Beyond the fact Pate was dealing with the tenant, you are wrong about leased equipment.
Leased equipment remains property of the lessor and cannot be distrained. http://corporate.findlaw.com/business-operations/landlord-lien-waivers.html
I don’t know what state you are in, but all states have different laws. What may be totally fine in your state may be completely illegal in mine.
I’ll preface this by acknowledging the obvious: I am NOT a lawyer, and nothing below should be construed to be legal advice.
Anyway, besides the fact that your article applies to NJ, it’s also old, and based on fairly solid common law traditions.
I read a good chunk of it though, and what I took away from it is this:
First, absent a separate agreement between the landlord and the lessor, The landlord DOES have a claim against the property leased by the former tenant; That claim entitles the landlord to recover back rent from the lessor of the equipment.
Second, that such separate agreements are common practice.
That said, were the former tenant to make entry into the property, without the advance knowledge nor consent of the landlord, to recover said equipment, he would be committing criminal trespass and theft.
Assuming that the landlord signed a lien waiver regarding the leased equipment, it falls to the lessor to recover the property directly from the landlord.
A bankruptcy filing does not grant the former tenant the right to enter the rental property without the consent of the landlord.
I think the NRA is only getting involved in this because Pate is politically connected.
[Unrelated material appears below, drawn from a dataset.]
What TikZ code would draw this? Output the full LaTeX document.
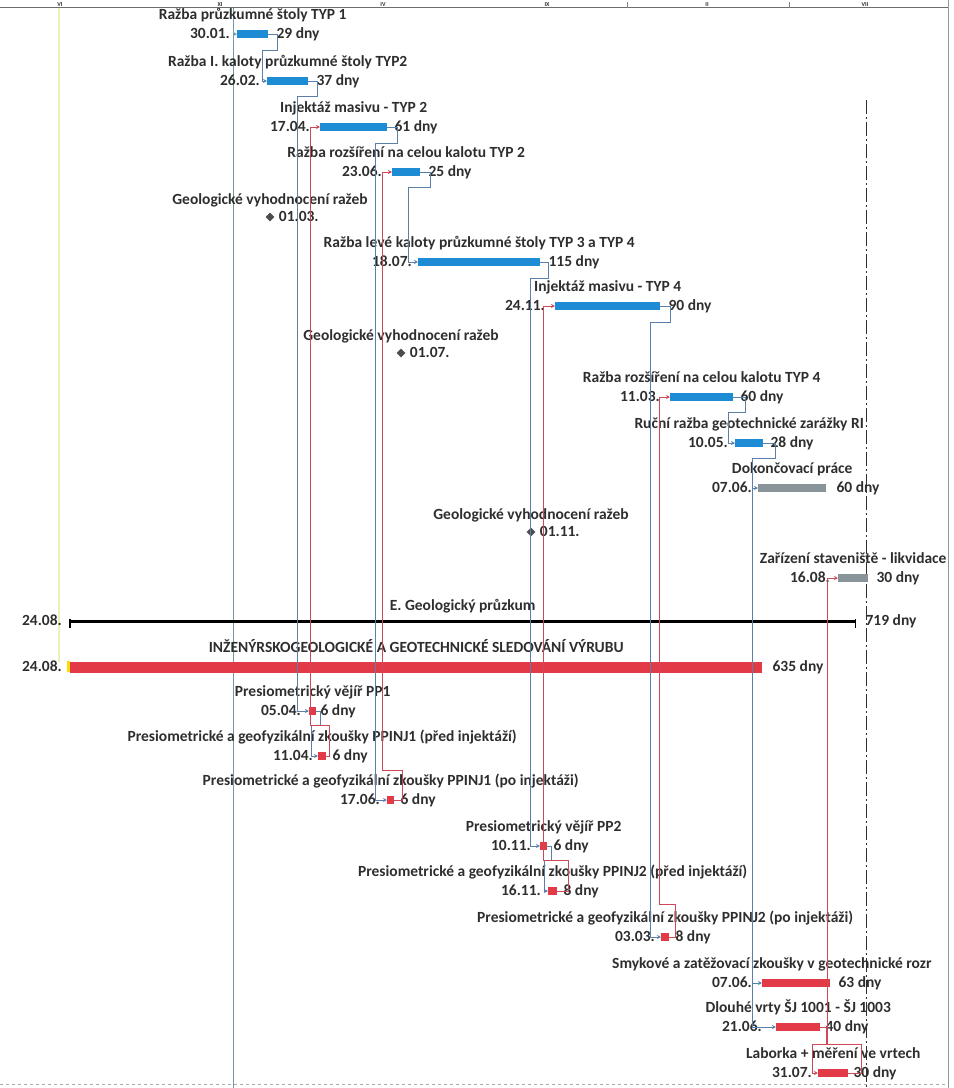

It’s politics, not law.
I suspect that the appellate judge will find the police behavior outrageously illegal. Reads like a couple of good old boys went to help their buddy get the leased equipment back.
As a parallel example, if you have rented equipment in your truck and the city tows it for being illegally parked, they won’t let you get the equipment out while you fight the ticket. The government is always ‘pay me first and figure it out later.’
And if so, that could explain although not excuse the belligerence of the landlord (like it or not, outside of Texas you are not allowed to use lethal force to prevent property theft).